Hello, I'd like to ask if I want to make regression prediction and output_ Dim = = 1, is SDT applicable (it seems to be only used for classification model?)
Thanks!
Hi @775269512, I think it is intuitive to use SDT on regression tasks, simply change the training criterion in main.py
, and there should be no need to modify anything inside the implementation of SDT.

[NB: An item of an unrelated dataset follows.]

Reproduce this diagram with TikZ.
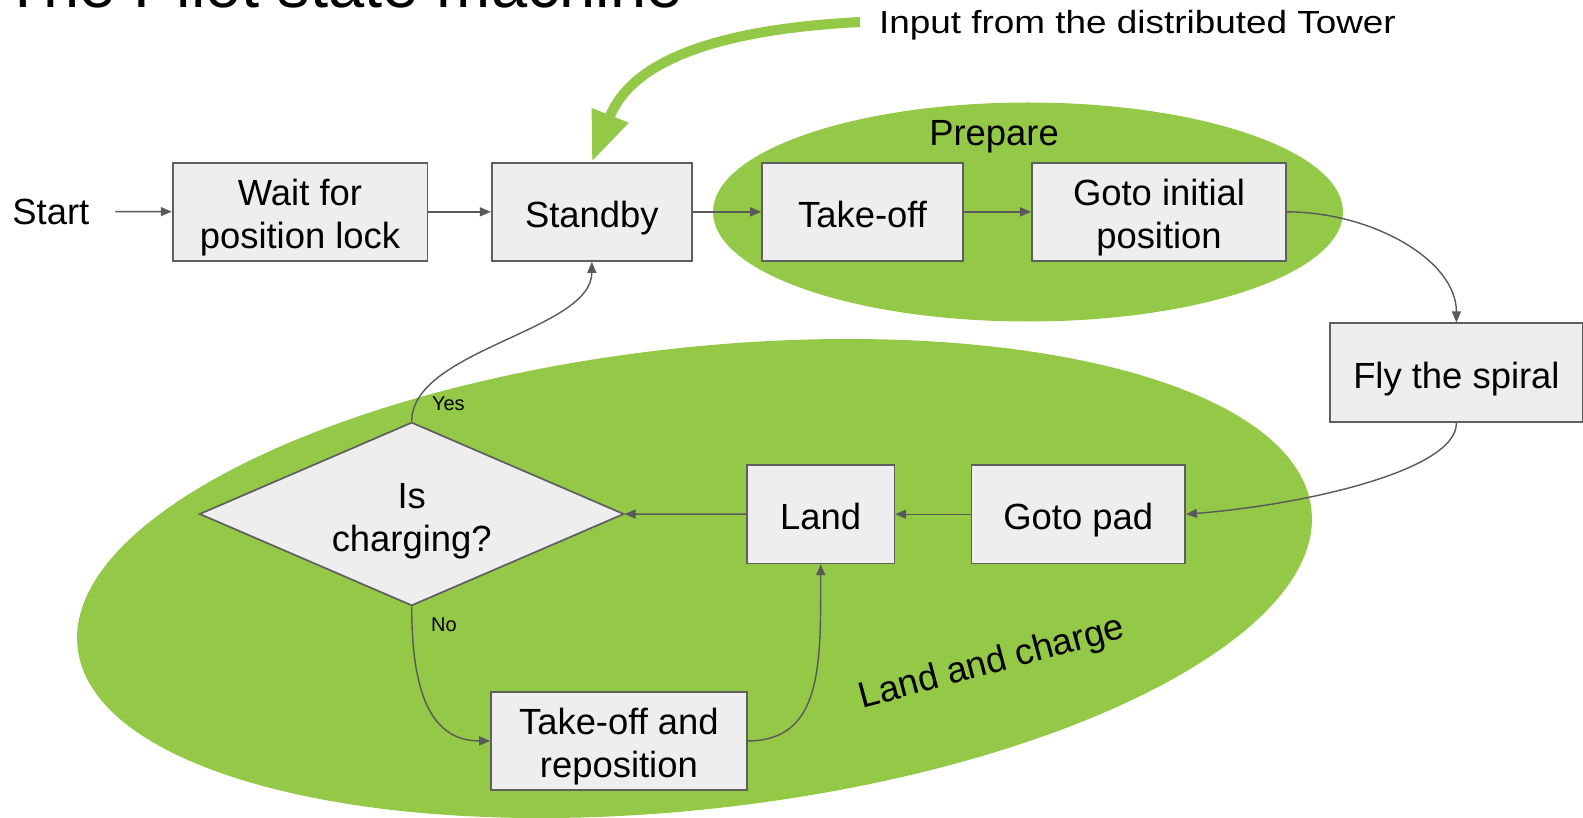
\documentclass[tikz,border=0pt]{standalone}
\usepackage{graphicx}
\usepackage{fontspec}
\setmainfont{Liberation Sans}
\usetikzlibrary{arrows.meta,shapes.geometric}
\definecolor{lgreen}{HTML}{94C847}
\definecolor{boxfill}{HTML}{EEEEEE}
\definecolor{boxline}{HTML}{5F5F5F}
\definecolor{conncol}{HTML}{595959}
\newcommand{\bigfont}{\fontsize{18.2}{21.5}\selectfont}
\newcommand{\linestrut}{\rule[-3.8pt]{0pt}{23.1pt}}
\newcommand{\topstrut}{\rule{0pt}{19.3pt}}
\newcommand{\botstrut}{\rule[-3.8pt]{0pt}{3.8pt}}
\newcommand{\twolines}[2]{\topstrut #1\\#2\botstrut}
\begin{document}
\begin{tikzpicture}[x=0.5pt,y=-0.5pt,
  box/.style={draw=boxline, fill=boxfill, line width=0.85pt, inner sep=0pt, align=center, font=\bigfont, minimum height=49.15pt},
  conn/.style={draw=conncol, line width=0.7pt, -{Triangle[length=5.5pt,width=4.5pt]}},
  lbl/.style={font=\bigfont, inner sep=0pt, align=center},
  small/.style={font=\fontsize{10}{12}\selectfont, inner sep=0pt}]
\useasboundingbox (0,0) rectangle (1583,818);
\clip (0,0) rectangle (1583,818);
% background regions
\fill[lgreen, rotate around={6.4:(694.5,578.5)}] (694.5,578.5) ellipse [x radius=620.8, y radius=230.7];
\fill[lgreen] (1028,212) ellipse [x radius=315, y radius=109.5];
% texts
\node[lbl, anchor=base east] (title) at (683,8) {\fontsize{32.5}{39}\selectfont The Pilot state machine};
\node[lbl, anchor=base west] (input) at (878.6,33.3) {\fontsize{16}{19}\selectfont\scalebox{1.153}[1]{Input from the distributed Tower}};
\coordinate (gstart) at (860,22);
\node[lbl, anchor=base] (prep) at (994,145.7) {Prepare};
\node[lbl, rotate=15] (lac) at (992,664) {Land and charge};
\node[lbl, minimum width=64.2pt] (start) at (50.8,211.5) {Start};
% boxes
\node[box, minimum width=127.35pt] (wait) at (300,211.85) {\twolines{Wait for}{position lock}};
\node[box, minimum width=100.15pt] (standby) at (591.85,211.85) {\linestrut Standby};
\node[box, minimum width=100.5pt] (takeoff) at (862.5,211.85) {\linestrut Take-off};
\node[box, minimum width=127pt] (gotoinit) at (1159,211.85) {\twolines{Goto initial}{position}};
\node[box, minimum width=126.1pt, minimum height=49.5pt] (fly) at (1456.4,372.8) {\linestrut Fly the spiral};
\node[box, minimum width=106.85pt] (gpad) at (1078.2,514.2) {\linestrut Goto pad};
\node[box, minimum width=73.65pt] (land) at (820.7,514.2) {\linestrut Land};
\node[box, minimum width=127.85pt] (tor) at (618.9,740.9) {\twolines{Take-off and}{reposition}};
\node[box, shape=diamond, aspect=2.31, minimum width=212.25pt, minimum height=91.7pt] (diam) at (411.7,514) {\twolines{Is}{charging?}};
% connectors
\draw[conn] (start) -- (wait);
\draw[conn] (wait) -- (standby);
\draw[conn] (standby) -- (takeoff);
\draw[conn] (takeoff) -- (gotoinit);
\draw[conn] (gotoinit.east) .. controls +(84,0) and +(0,-63) .. (fly.north);
\draw[conn] (fly.south) .. controls +(0,48) and +(115,-9) .. (gpad.east);
\draw[conn] (gpad) -- (land);
\draw[conn] (land) -- (diam);
\draw[conn] (diam.north) .. controls +(0,-72) and +(0,69) .. (standby.south);
\draw[conn] (diam.south) .. controls +(0,85) and +(-60,0) .. (tor.west);
\draw[conn] (tor.east) .. controls +(75,0) and +(0,100) .. (land.south);
\draw[lgreen, line width=5pt, -{Triangle[length=25pt,width=18.5pt]}] (gstart) .. controls +(-118.3,6.2) and +(43.5,-110) .. (standby.north);
% labels
\node[small, anchor=base west] (yes) at (431.7,410) {Yes};
\node[small, anchor=base west] (no) at (430.7,631.7) {No};
\end{tikzpicture}
\end{document}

hi, I did a simple experiment. Although the overall loss is decreasing, the output of each sample is the same and cannot be regressed (here out_dim = 1),
x = tensor([[ 1., 1., 1., 1., 1.], [ 2., 2., 2., 2., 2.], [ 3., 3., 3., 3., 3.], [ 4., 4., 4., 4., 4.], [ 5., 5., 5., 5., 5.], [ 6., 6., 6., 6., 6.], [ 7., 7., 7., 7., 7.], [ 8., 8., 8., 8., 8.], [ 9., 9., 9., 9., 9.], [10., 10., 10., 10., 10.]]) and y = np.array([5.56, 5.70, 5.91, 6.40, 6.80, 7.05, 8.90, 8.70, 9.00, 9.05]).ravel()
i got this result tensor([[7.1672], [7.3185], [7.3203], [7.3204], [7.3204], [7.3204], [7.3204], [7.3204], [7.3204], [7.3204]], grad_fn=<MmBackward>) Epoch: 499 | Loss: 1.93230 | Correct: 000/128
I don't know how to change it. It seems that when outdim = 1, the value of each leaf node is the same.
QAQ
Could you show me the code snippet on training and evaluating?
yep, it's here. In addition, I found that a paper is based on SDT, and I will study it: "SDTR: Soft Decision Tree Regressor for Tabular Data". It is difficult to understand the differentiable decision tree. This is a good interpretable model and I want to use it to do something.
btw, I will also study postgraduate in nju next semester. I find you are my senior~
''' from sklearn.datasets import fetch_california_housing
# Load data
housing = fetch_california_housing()
xs = torch.from_numpy(housing["data"]).float()
ys = torch.from_numpy(housing["target"]).unsqueeze(1).float()
print(xs.size())
print(ys.size())
print(xs)
input_dim = xs.size()[1]
output_dim = ys.size()[1]
# Model and Optimizer
tree = SDT(input_dim, output_dim, depth, lamda, use_cuda)
optimizer = torch.optim.Adam(tree.parameters(),
lr=lr,
weight_decay=weight_decaly)
# Utils
best_testing_acc = 0.0
testing_acc_list = []
training_loss_list = []
criterion = nn.MSELoss()
device = torch.device("cuda" if use_cuda else "cpu")
output, penalty = tree.forward(xs, is_training_data=True)
for epoch in range(epochs):
# Training
tree.train()
output, penalty = tree.forward(xs, is_training_data=True)
print(output)
loss = criterion(output, ys.view(-1))
# loss += penalty
optimizer.zero_grad()
loss.backward()
optimizer.step()
# Print training status
pred = output.data.max(1)[1]
correct = pred.eq(ys.view(-1).data).sum()
msg = (
"Epoch: {:02d} | Loss: {:.5f} |"
" Correct: {:03d}/{:03d}"
)
print(msg.format(epoch, loss, correct, batch_size))
training_loss_list.append(loss.cpu().data.numpy())
'''
It looks like you are using the full batch training process (i.e., without using a dataloader that samples batches), maybe you should consider to use one and train SDT in a stochastic way. Besides, what is the value of learning rate and weight decay?